The arbitral tribunal, sitting in the Hague under the auspices of the Permanent Court of Arbitration, held in November 2009 that Russia was bound by the ECT although the treaty had not been ratified by the Russian Duma, or parliament. Accordingly the shareholders were protected investors under the ECT.
The tribunal was chaired by Yves Fortier, formerly Canada’s representative on the UN Security Council. The Russian Federation appointed Judge Stephen Schwebel, former President of the International Court of Justice, and the claimants appointed CMS von Erlach Poncet partner Charles Poncet.
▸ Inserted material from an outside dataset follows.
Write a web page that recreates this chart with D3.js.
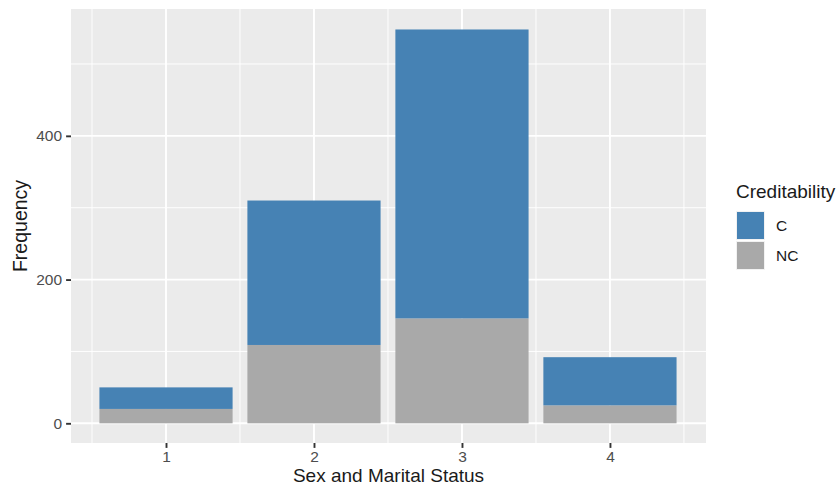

The proceedings involved a 10-day hearing on jurisdiction and admissibility in 2008 and a 21-day hearing on the merits in 2012. The parties’ written submissions exceeded 6,500 pages and the transcript of the hearings was over 3,300 pages long. Over 11,000 exhibits were filed with the tribunal.
In its decision the tribunal held that Russia’s actions amounted to an “unlawful expropriation” and that the country had breached its obligations under Article 13(1) of the ECT. The claimants will be entitled to post-award interest if the Russian Federation fails to pay the amounts due by 15 January 2015.
However the total damages were reduced by 25 per cent from $66.7bn after the tribunal found that the claimants “contributed to the extent of 25 percent to the prejudice they suffered at the hands of the Russian Federation”.
In a statement Shearman partner Emmanuel Gaillard said: “This is a great day for the rule of law: a superpower like the Russian Federation is held accountable for its violations of international law by an independent arbitral tribunal of the highest possible calibre.”
The damages awarded in the Yukos arbitration dwarf the previous arbitration award record, $2.1bn awarded to Dow Chemical following a dispute with Kuwait-owned Petrochemical Industries Company. Shearman also represented the successful claimants in that case.